Relics of old logging in the area, springboard holes in one of the trees made an art project for someone coming through. The seashells around the stones to add depth to the eyes. I admired such attention to detail. Obviously I’m not an artist. Most of the trail from Guise to the lighthouse was some type of old road. Some was just logs placed across the road and others were planks parallel to the trail.
The odd thing in this scene was the old hydro (telegraph line?) pole.
Cape Scott Lighthouse
We trudged up the dirt road to the Cape Scott lighthouse. There was a small that lead down to the water on the right as we were coming up the road. We later learned that this lead down to the fuel tanks previous location. Thanks to a fuel spill years ago, regulations changed and they had to have their fuel further away from the water.
Obviously I needed to have a picture of my friend Bryn taking a photo on every trip. I don’t think there’s a photo on this blog where you can actually see his face. We’ll just call him the cameraman.

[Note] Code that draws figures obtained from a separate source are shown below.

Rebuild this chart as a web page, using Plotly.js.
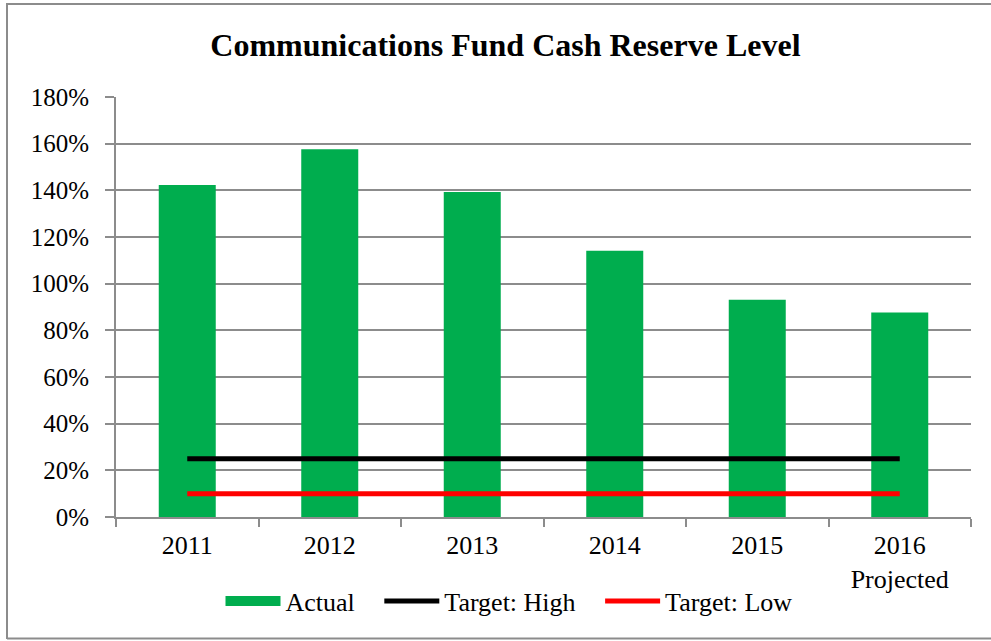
<!DOCTYPE html>
<html>
<head>
<meta charset="utf-8">
<script src="https://cdn.plot.ly/plotly-3.0.1.min.js"></script>
<style>
html,body{margin:0;padding:0;background:#fff;overflow:hidden;}
#chart{width:991px;height:641px;}
</style>
</head>
<body>
<div id="chart"></div>
<script>
const categories = ["2011", "2012", "2013", "2014", "2015", "2016<br>Projected"];
const actual = [142.3, 157.6, 139.3, 114.1, 93.1, 87.6];
const targetHigh = [25, 25, 25, 25, 25, 25];
const targetLow = [10, 10, 10, 10, 10, 10];
const yTicks = [0, 20, 40, 60, 80, 100, 120, 140, 160, 180];
const legendNames = ["Actual", "Target: High", "Target: Low"];

const font = "'Liberation Serif', 'Times New Roman', serif";
const pad = "&nbsp;&nbsp;&nbsp;";

const W = 991, H = 641, ML = 116, MR = 20, MT = 97, MB = 124;
const pw = W - ML - MR, ph = H - MT - MB;
const px = v => (v - ML) / pw;
const py = v => (H - MB - v) / ph;
const frameColor = "#8c8c8c";

const traces = [
  {type: "bar", x: categories, y: actual, name: legendNames[0], marker: {color: "#00ad4e"}, showlegend: false, hoverinfo: "skip"},
  {type: "scatter", mode: "lines", x: [null], y: [null], name: legendNames[0] + pad, line: {color: "#00ad4e", width: 15}},
  {type: "scatter", mode: "lines", x: categories, y: targetHigh, name: legendNames[1] + pad, line: {color: "#000000", width: 5}},
  {type: "scatter", mode: "lines", x: categories, y: targetLow, name: legendNames[2], line: {color: "#ff0000", width: 5}}
];

const layout = {
  width: W, height: H,
  margin: {l: ML, r: MR, t: MT, b: MB},
  paper_bgcolor: "#fff", plot_bgcolor: "#fff",
  font: {family: font, size: 26, color: "#000"},
  title: {text: "<b>Communications Fund Cash Reserve Level</b>", font: {family: font, size: 32, color: "#000"}, x: 0.51, xanchor: "center", y: 0.93, yanchor: "middle"},
  bargap: 0.6,
  xaxis: {type: "category", showline: true, linecolor: frameColor, linewidth: 2, ticks: "outside", tickson: "boundaries", ticklen: 8, tickcolor: frameColor, tickwidth: 2, showgrid: false, tickfont: {family: font, size: 26}, ticklabelstandoff: 4, fixedrange: true},
  yaxis: {range: [0, 180], tickvals: yTicks, ticktext: yTicks.map(v => v + "%"), showline: true, linecolor: frameColor, linewidth: 2, ticks: "outside", ticklen: 9, tickcolor: frameColor, tickwidth: 2, showgrid: true, gridcolor: frameColor, gridwidth: 2, zeroline: false, tickfont: {family: font, size: 25}, ticklabelstandoff: 11, fixedrange: true},
  legend: {orientation: "h", x: px(509), xanchor: "center", y: -0.2, yanchor: "middle", font: {family: font, size: 26}, itemwidth: 55, traceorder: "normal"},
  showlegend: true,
  shapes: [
    {type: "line", xref: "paper", yref: "paper", x0: px(7), x1: px(7), y0: py(3), y1: py(639), line: {color: frameColor, width: 2}},
    {type: "line", xref: "paper", yref: "paper", x0: px(7), x1: px(995), y0: py(4), y1: py(4), line: {color: frameColor, width: 2}},
    {type: "line", xref: "paper", yref: "paper", x0: px(7), x1: px(995), y0: py(638.5), y1: py(638.5), line: {color: frameColor, width: 2}}
  ]
};

Plotly.newPlot("chart", traces, layout, {displayModeBar: false, staticPlot: true});
</script>
</body>
</html>
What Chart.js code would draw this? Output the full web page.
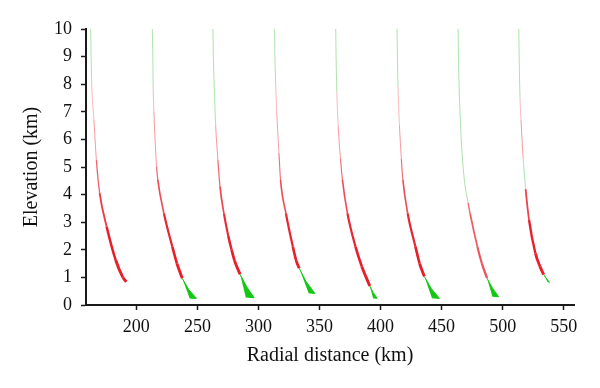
<!DOCTYPE html>
<html><head><meta charset="utf-8">
<script src="https://cdn.jsdelivr.net/npm/chart.js@4/dist/chart.umd.min.js"></script>
<style>html,body{margin:0;padding:0;background:#fff}#wrap{width:600px;height:388px}</style>
</head><body><div id="wrap"><canvas id="c" width="600" height="388"></canvas></div>
<script>
// ---- tick labels ----
const xTicks = [200, 250, 300, 350, 400, 450, 500, 550];
const yTicks = [0, 1, 2, 3, 4, 5, 6, 7, 8, 9, 10];

// ---- curves: radial distance (km) vs elevation (km) ----
const curve1X = [162.6, 163.0, 163.5, 165.3, 167.3, 170.0, 175.7, 183.1, 189.0, 191.8];
const curve1Y = [10, 9, 8.0, 6.7, 5.25, 4.05, 2.84, 1.63, 1.0, 0.84];
const curve2X = [213.1, 213.5, 213.8, 214.4, 216.6, 217.6, 222.6, 229.5, 233.3, 237.6];
const curve2Y = [10, 9, 7.9, 7.0, 5.0, 4.53, 3.32, 2.11, 1.5, 0.97];
const curve3X = [262.7, 263.1, 263.6, 265.0, 266.8, 268.5, 271.8, 275.3, 278.0, 280.5, 285.0];
const curve3Y = [10, 9, 8.2, 6.5, 5.25, 4.3, 3.3, 2.5, 2.0, 1.6, 1.11];
const curve4X = [313.2, 313.5, 313.9, 315.0, 316.8, 318.1, 322.5, 328.2, 331.0, 333.4];
const curve4Y = [10, 9, 8.3, 7.0, 5.5, 4.53, 3.32, 2.11, 1.6, 1.33];
const curve5X = [363.3, 363.6, 364.2, 365.3, 367.2, 368.8, 372.9, 379.5, 384.6, 388.2, 391.2];
const curve5Y = [10, 9, 7.7, 6.5, 5.3, 4.53, 3.32, 2.11, 1.4, 1.0, 0.69];
const curve6X = [413.5, 413.8, 414.3, 415.5, 417.0, 418.3, 422.2, 428.6, 432.0, 435.9];
const curve6Y = [10, 9, 7.9, 6.5, 5.3, 4.53, 3.32, 2.11, 1.5, 1.03];
const curve7X = [463.5, 463.8, 464.3, 465.5, 467.1, 468.6, 471.7, 473.3, 479.3, 483.0, 487.2];
const curve7Y = [10, 9, 8.0, 6.5, 5.3, 4.53, 3.7, 3.32, 2.11, 1.5, 0.97];
const curve8X = [513.2, 513.5, 514.2, 515.0, 516.8, 518.8, 521.6, 526.8, 530.6, 533.6];
const curve8Y = [10, 9, 7.5, 6.7, 5.3, 4.2, 3.08, 1.87, 1.39, 1.1];

// elevation bands (top, bottom) classified red on each curve; the rest is green
const curve1Red = [[8.0, 0]];
const curve2Red = [[7.9, 0.97]];
const curve3Red = [[6.5, 1.11]];
const curve4Red = [[8.3, 1.33]];
const curve5Red = [[7.7, 0.69]];
const curve6Red = [[7.9, 1.03]];
const curve7Red = [[3.7, 0.97]];
const curve8Red = [[7.5, 5.3], [4.2, 1.1]];

// low-level green regions (outline vertices)
const wedge2X = [237.6, 243.0, 249.3, 243.6];
const wedge2Y = [0.97, 0.55, 0.24, 0.25];
const wedge3X = [285.0, 290.5, 296.5, 289.6];
const wedge3Y = [1.11, 0.65, 0.26, 0.29];
const wedge4X = [333.4, 339.0, 346.2, 341.0];
const wedge4Y = [1.33, 0.85, 0.42, 0.44];
const wedge5X = [391.2, 394.0, 397.2, 393.8];
const wedge5Y = [0.69, 0.45, 0.24, 0.26];
const wedge6X = [435.9, 441.5, 448.2, 442.0];
const wedge6Y = [1.03, 0.6, 0.24, 0.26];
const wedge7X = [487.2, 491.5, 496.7, 491.5];
const wedge7Y = [0.97, 0.62, 0.30, 0.32];
const wedge8X = [533.6, 536.0, 538.3, 536.5];
const wedge8Y = [1.1, 0.95, 0.82, 0.86];

const curves = [
  [curve1X, curve1Y, curve1Red, null, null],
  [curve2X, curve2Y, curve2Red, wedge2X, wedge2Y],
  [curve3X, curve3Y, curve3Red, wedge3X, wedge3Y],
  [curve4X, curve4Y, curve4Red, wedge4X, wedge4Y],
  [curve5X, curve5Y, curve5Red, wedge5X, wedge5Y],
  [curve6X, curve6Y, curve6Red, wedge6X, wedge6Y],
  [curve7X, curve7Y, curve7Red, wedge7X, wedge7Y],
  [curve8X, curve8Y, curve8Red, wedge8X, wedge8Y]
];

const GREEN_LIGHT = 'rgba(60,185,60,0.42)';
const GREEN = 'rgb(18,200,18)';

function clamp01(v) { return Math.max(0, Math.min(1, v)); }
function isRed(bands, y) {
  return bands.some(b => y <= b[0] + 1e-6 && y >= b[1] - 1e-6);
}
function redStyle(y, k) {
  const a = (0.35 + 0.65 * clamp01((7 - y) / 4.5)) * k;
  const w = (0.9 + 2.0 * clamp01((5.5 - y) / 4.2)) * (k < 1 ? 0.8 : 1);
  return ['rgba(232,30,42,' + a.toFixed(3) + ')', w];
}

const datasets = [];
curves.forEach((c, i) => {
  const [xs, ys, bands, wx, wy] = c;
  const k = i === 6 ? 0.75 : 1;
  const seg = (ctx) => {
    const ym = (ctx.p0.parsed.y + ctx.p1.parsed.y) / 2;
    if (isRed(bands, ym)) return redStyle(ym, k);
    return [GREEN_LIGHT, 1];
  };
  datasets.push({
    data: xs.map((x, j) => ({x: x, y: ys[j]})),
    showLine: true,
    pointRadius: 0,
    borderWidth: 1,
    borderColor: GREEN_LIGHT,
    cubicInterpolationMode: 'monotone',
    fill: false,
    segment: {
      borderColor: ctx => seg(ctx)[0],
      borderWidth: ctx => seg(ctx)[1]
    }
  });
  if (wx) {
    datasets.push({
      data: wx.map((x, j) => ({x: x, y: wy[j]})),
      showLine: true,
      pointRadius: 0,
      borderWidth: 1,
      borderColor: GREEN,
      backgroundColor: GREEN,
      tension: 0,
      fill: 'shape'
    });
  }
});

const serif = '"Liberation Serif", "DejaVu Serif", serif';

new Chart(document.getElementById('c'), {
  type: 'scatter',
  data: {datasets},
  options: {
    responsive: false,
    animation: false,
    layout: {padding: {left: 0, right: 26, top: 29, bottom: 0}},
    plugins: {legend: {display: false}, tooltip: {enabled: false}},
    scales: {
      x: {
        type: 'linear', min: 158.8, max: 558.4,
        afterBuildTicks: s => { s.ticks = xTicks.map(v => ({value: v})); },
        afterFit: s => { s.height = 83; },
        border: {display: true, color: '#1a1a1a', width: 2},
        grid: {display: true, drawOnChartArea: false, drawTicks: true, tickLength: 5, tickColor: '#1a1a1a', tickWidth: 1.5},
        ticks: {font: {family: serif, size: 18}, color: '#111', padding: 6, maxRotation: 0},
        title: {display: true, text: 'Radial distance (km)', font: {family: serif, size: 20}, color: '#111', padding: {top: 0, bottom: 20}}
      },
      y: {
        type: 'linear', min: 0, max: 10,
        afterBuildTicks: s => { s.ticks = yTicks.map(v => ({value: v})); },
        afterFit: s => { s.width = 86; },
        border: {display: true, color: '#1a1a1a', width: 2},
        grid: {display: true, drawOnChartArea: false, drawTicks: true, tickLength: 5, tickColor: '#1a1a1a', tickWidth: 1.5},
        ticks: {font: {family: serif, size: 18}, color: '#111', padding: 9},
        title: {display: true, text: 'Elevation (km)', font: {family: serif, size: 20}, color: '#111', padding: {top: 20, bottom: 0}}
      }
    }
  }
});
</script>
</body></html>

We couldn’t see a thing through the clouds and the fog. I’ll be back one day to enjoy that view for sure. We can’t even see the water that surrounds the point we’re on. We can just see up to the lighthouse and that’s about it. The lighthouse keepers have brought a little puppy named Hurricane. His black and white fluffiness was vibrating with excitement with visitors. They didn’t let him out to play thought, sometimes he runs away.
Satisfied (or not?) we won’t see any water from the lighthouse, we turned to head back to base. One of the buildings had treated rainwater for drinking from a tap. We filled up our water and wandered back down the dirt road. Back into the lush green forest, onto board walks and old roads.
Some of the boardwalks are recent and made for hikers to manage the mud.
Other boards are remnants of old roads.
Back to Guise Bay
The sand dunes between Guise Bay and Experiment Bight was the most interesting place I saw on the trip. Vancouver Island doesn’t have much for big sand dunes. I’ve only seen them in New Zealand and on the coast of Oregon. Such an interesting view to pop out of thick coastal forest and see giant sand dunes from bay to bay across the cape. The top of the dunes don’t see much sea water, leaving them covered in tall grass. I thought I might see a little dinosaur running through the grass beside me.
Part of the dunes get washed away in the winter with storms as they come pounding down on Experiment Bight from the north. Guise Bay is much more sheltered and protected. The thick grass stops at the edges where the waves have eroded a path through. Small patches have sprouted in the sand at the bottom. I’m sure they wash away every season during the storms.
Experiment Bight has a much more desolate feel to it than Guise Bay. It’s just on the other side of the sand dune but it could have been on the moon. Not nearly as inviting. It would be quite the place for storm watching if you were (un)fortunate enough to be here when the wind and seas picked up. You might need the white hard hat sitting on the orange buoy below.
Each little trail section had its own own personality. Some looked like they were from their own planet. Others, like this one full of ferns, salal and salmon berries, could be from anywhere on Vancouver Island. Hiking just a few kilometres along the trail, you’d see all sorts of scenery.
A little over 12km there and back and we were home on Nels Bight. The weather brightened up for us after we got close to camp. Nice of the weather to break just as we get back to camp.
With the nice weather coming in, I spent the evening wandering the beach near camp. With all the tales of crazy things washing up on the beaches, I expected to find more garbage and treasures there. There was a small amount but not nearly what I’d thought. Nels is a busier beach with the ranger cabin on it so it must be regularly cleaned by rangers and beachcombers. Would the less frequented beaches have the more interesting garbage still lingering?
Looking back towards Experiment Bight from Nels.
Getting a little suntan in.
What else do you do with flotsam and jetsam sitting around? I’m not sure if he’s scary or inviting.
We got many comments from passers-by.
Sun setting on our second day in the park.
My legs and feet were toast from hiking but all I can do is smile looking out over the point to the sunset. There’s nothing better than relaxing with friends on a beautiful beach kilometers from any city in the warm evening.